I can hardly believe it - I'm leaving home. Three months from now I'll be packing up my little Civic Wagon and saying goodbye to my parents and five younger siblings. I don't think the weight of it has really hit me yet. I'm used to going away on short trips. "See you next week!" This is different. I'm going away forever (at least as far into forever as I can see) to start a new life on the other side of the country.

The move is bittersweet. I know it's God's will and my parents fully support it, but it's still hard. I get teary-eyed over funny things - my little brother barging into my room each morning, coming home from work and seeing my mom framed in the window, chatting on the phone with a friend. The scenes seem to play in slow motion, reminding me that I'm leaving them behind.

You've heard the line before: "You never know what you've got till you lose it." I never realized how true this statement is until now. I've taken so many things about my parents for granted. Lately I've been reflecting on some of the things I appreciate most about the way they raised me. There are three things that I've been especially grateful for recently.

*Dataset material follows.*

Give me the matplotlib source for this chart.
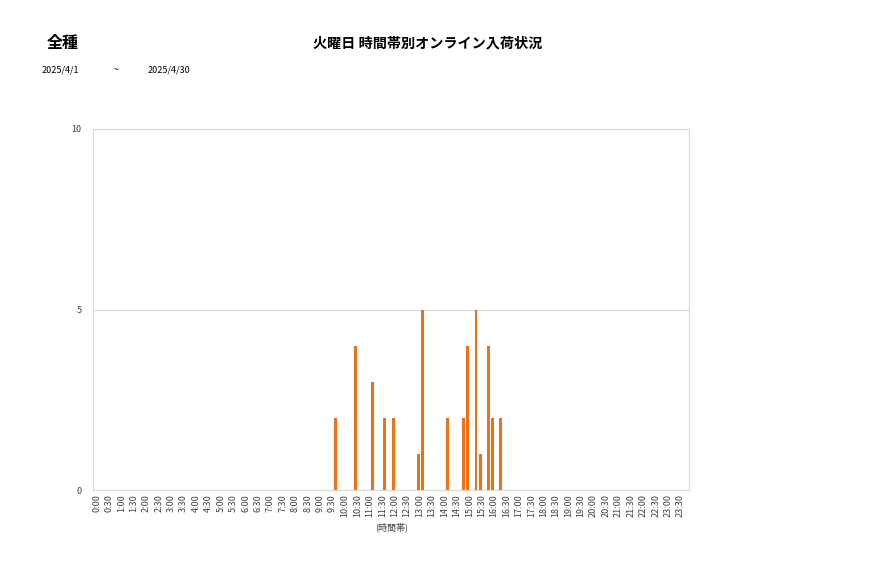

They raised me without television.

My parents both grew up in homes where the television was constantly on. It was on during dinner, it was the background noise throughout the day. When my folks got married they decided they would raise their kids in a TV-free home.

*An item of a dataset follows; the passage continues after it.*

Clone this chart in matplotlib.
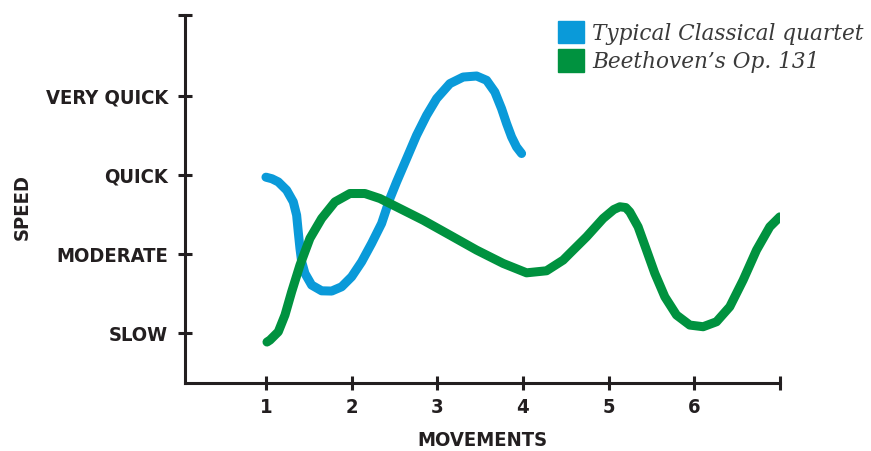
import matplotlib
matplotlib.use("Agg")
import matplotlib.pyplot as plt
from matplotlib.patches import Patch

# valores (movimiento, velocidad)
clasico_x = [1.0, 1.07, 1.144, 1.242, 1.319, 1.358, 1.377, 1.397, 1.417, 1.455,
             1.533, 1.65, 1.767, 1.883, 2.0, 2.117, 2.233, 2.35, 2.447, 2.525,
             2.642, 2.758, 2.875, 2.992, 3.147, 3.302, 3.459, 3.575, 3.672, 3.75,
             3.809, 3.867, 3.925, 3.984]
clasico_y = [2.975, 2.955, 2.915, 2.81, 2.662, 2.494, 2.282, 2.072, 1.903, 1.756,
             1.608, 1.535, 1.532, 1.586, 1.713, 1.903, 2.135, 2.389, 2.705, 2.915,
             3.211, 3.506, 3.759, 3.971, 4.161, 4.244, 4.257, 4.203, 4.054, 3.844,
             3.654, 3.485, 3.358, 3.275]

op131_x = [1.012, 1.047, 1.144, 1.222, 1.3, 1.397, 1.513, 1.65, 1.805, 1.98,
           2.155, 2.33, 2.525, 2.835, 3.147, 3.459, 3.769, 4.042, 4.275, 4.469,
           4.547, 4.742, 4.936, 5.06, 5.131, 5.2, 5.247, 5.344, 5.442, 5.539,
           5.656, 5.792, 5.947, 6.103, 6.259, 6.414, 6.57, 6.726, 6.881, 6.998]
op131_y = [0.886, 0.911, 1.016, 1.228, 1.523, 1.861, 2.199, 2.452, 2.662, 2.768,
           2.768, 2.705, 2.599, 2.43, 2.241, 2.051, 1.882, 1.763, 1.789, 1.924,
           2.009, 2.219, 2.452, 2.565, 2.6, 2.59, 2.535, 2.346, 2.051, 1.756,
           1.459, 1.228, 1.101, 1.08, 1.143, 1.333, 1.671, 2.051, 2.346, 2.472]

etiquetas_y = ["SLOW", "MODERATE", "QUICK", "VERY QUICK"]
etiquetas_x = ["1", "2", "3", "4", "5", "6", ""]

azul = "#0a9ad9"
verde = "#00923f"
negro = "#231f20"
fuente = ["DejaVu Sans"]

fig = plt.figure(figsize=(8.71, 4.51), dpi=100)
ax = fig.add_axes([0.2124, 0.1508, 0.6831, 0.8159])

ax.plot(clasico_x, clasico_y, color=azul, lw=6.5, solid_capstyle="round", solid_joinstyle="round")
ax.plot(op131_x, op131_y, color=verde, lw=6.5, solid_capstyle="round", solid_joinstyle="round")

ax.set_xlim(0.055, 7)
ax.set_ylim(0.367, 5.03)

ax.set_xticks(range(1, 8))
ax.set_xticklabels(etiquetas_x)
ax.set_yticks([1, 2, 3, 4, 5.03])
ax.set_yticklabels(etiquetas_y + [""])

for lado in ["top", "right"]:
    ax.spines[lado].set_visible(False)
for lado in ["left", "bottom"]:
    ax.spines[lado].set_linewidth(2.2)
    ax.spines[lado].set_color(negro)
    ax.spines[lado].set_capstyle("projecting")

ax.tick_params(axis="both", direction="inout", length=10, width=2.2, color=negro)
ax.tick_params(axis="y", pad=7)
ax.tick_params(axis="x", pad=6)
for t in ax.get_xticklabels() + ax.get_yticklabels():
    t.set_fontfamily(fuente)
    t.set_fontstretch("condensed")
    t.set_fontweight("bold")
    t.set_fontsize(14.5)
    t.set_color(negro)

ax.set_xlabel("MOVEMENTS", fontfamily=fuente, fontstretch="condensed", fontweight="bold",
              fontsize=14.5, color=negro, labelpad=10)
fig.text(0.025, 0.54, "SPEED", rotation=90, ha="center", va="center", fontstretch="condensed",
         fontfamily=fuente, fontweight="bold", fontsize=14.5, color=negro)

handles = [Patch(color=azul), Patch(color=verde)]
ley = fig.legend(handles, ["Typical Classical quartet", "Beethoven\u2019s Op. 131"],
                 loc="upper left", bbox_to_anchor=(0.641, 0.953), frameon=False,
                 handlelength=1.2, handleheight=1.2, handletextpad=0.35,
                 labelspacing=0.22, borderpad=0, borderaxespad=0,
                 prop={"family": "DejaVu Serif", "style": "italic", "size": 15.6})
for t in ley.get_texts():
    t.set_color("#3a3a3a")

fig.savefig("out.png", dpi=100)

This might seem like a funny thing to be thankful for, and there were times in my life when I wasn't appreciative. I used to long for Saturday morning cartoons and feel out of it when I was the only kid at church who didn't know every sitcom theme song by heart. But my gratefulness for this simple decision has grown over the years. As I look back on the countless evenings we spent reading as a family, that flashing box seems a sorry substitute. Ramona Quimby, Ralph Moody, and the children who visited Narnia kept us enthralled instead.

My parents placed a priority on doing things as a family, things that engaged the mind and allowed us to share life. People ask if the reason for not having a TV was the bad programming. Certainly that's part of it, but the primary problem with TV in their opinion, is not the bad things that are watched, it's the good things you're not doing while you watch - the books that go unread and the stories that go untold. I'm thankful my parents chose books and conversations over television.

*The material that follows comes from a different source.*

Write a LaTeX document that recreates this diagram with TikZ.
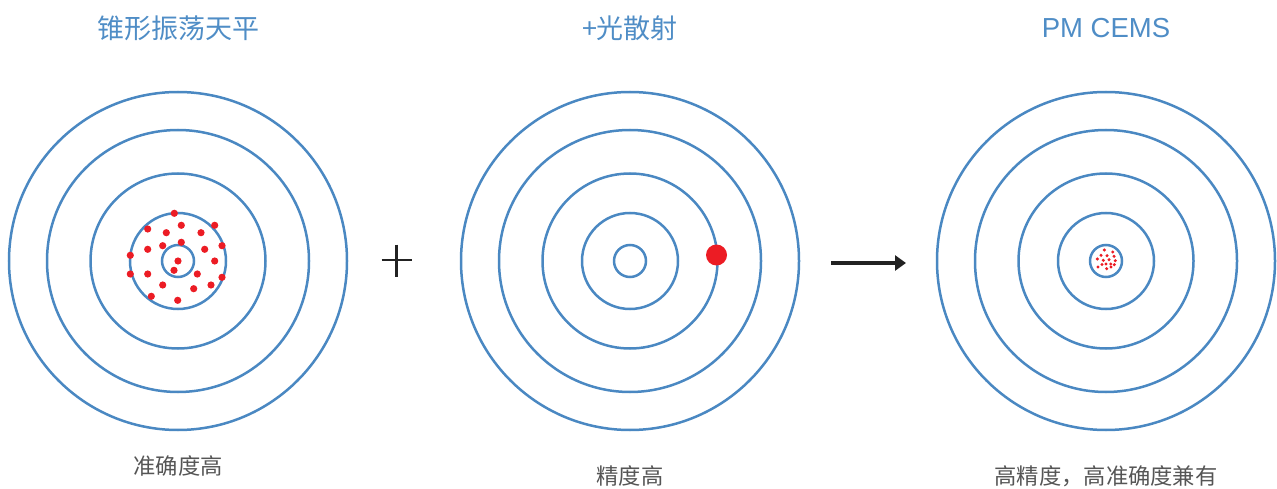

They taught me to paddle my own boat.

When I was fourteen I wanted to be an actor. Thankfully, this aspiration was short-lived. But I'll never forget the conversation I had with my dad during this time. I was cooking up schemes to one day be a star in Hollywood, when my father sat me down and said, "Son, I never want you to be in a position where you're going around knocking on people's doors asking to be a part of what they're doing. I don't want you to pursue a career where you're waiting for someone else to give you the 'big break.' If you want to start your own Christian acting troupe, go for it, but I don't want you to be the kind of person who sits around waiting for someone else to make things happen for you."

I'm still discovering the value of this attitude. I wasn't always teachable, but my dad's entrepreneurial and adventurous spirit rubbed off on me. Armed with it I've run head-long into the diverse pursuits of everything from a pen-pal company, to videography, to magazine publishing. All these endeavors stemmed from a simple conviction that I didn't have to wait for my ship to come in, I could pick up the oars in my little boat and start paddling. My dad taught me that.

They were willing to let go.

The move I mentioned earlier is to Gaithersburg, Maryland. For the past year God has been leading me in a new direction. He's been drawing my heart to the local church. So I'm laying down my pursuit of magazine publishing to learn how my gifts can be used in the context of a local body of believers. The pastors at Covenant Life Church will be discipling and training me. It's sort of an "apprenticeship" in ministry. The tough part in all this is that Covenant Life is several thousand miles away from my current home in Gresham, Oregon.

I could not have pursued this venture without my parent's willingness to see God's will done. Our family's comfort is not their primary concern. I'm their son, but first I'm God's servant. That example has been an inspiration. The humility my mom and dad have shown in allowing me to pursue this new direction is equally inspiring. I listened while my father told the pastor I'll be serving under that there are some things he can't teach me. "I believe you can instruct Josh in ways he wouldn't get if he stayed here."

Thanks, Mom and Dad, for raising me in the fear and admonition of the Lord; for modeling by example what it means to serve Him. And finally, for being my cheering section as I set out on this adventure of life.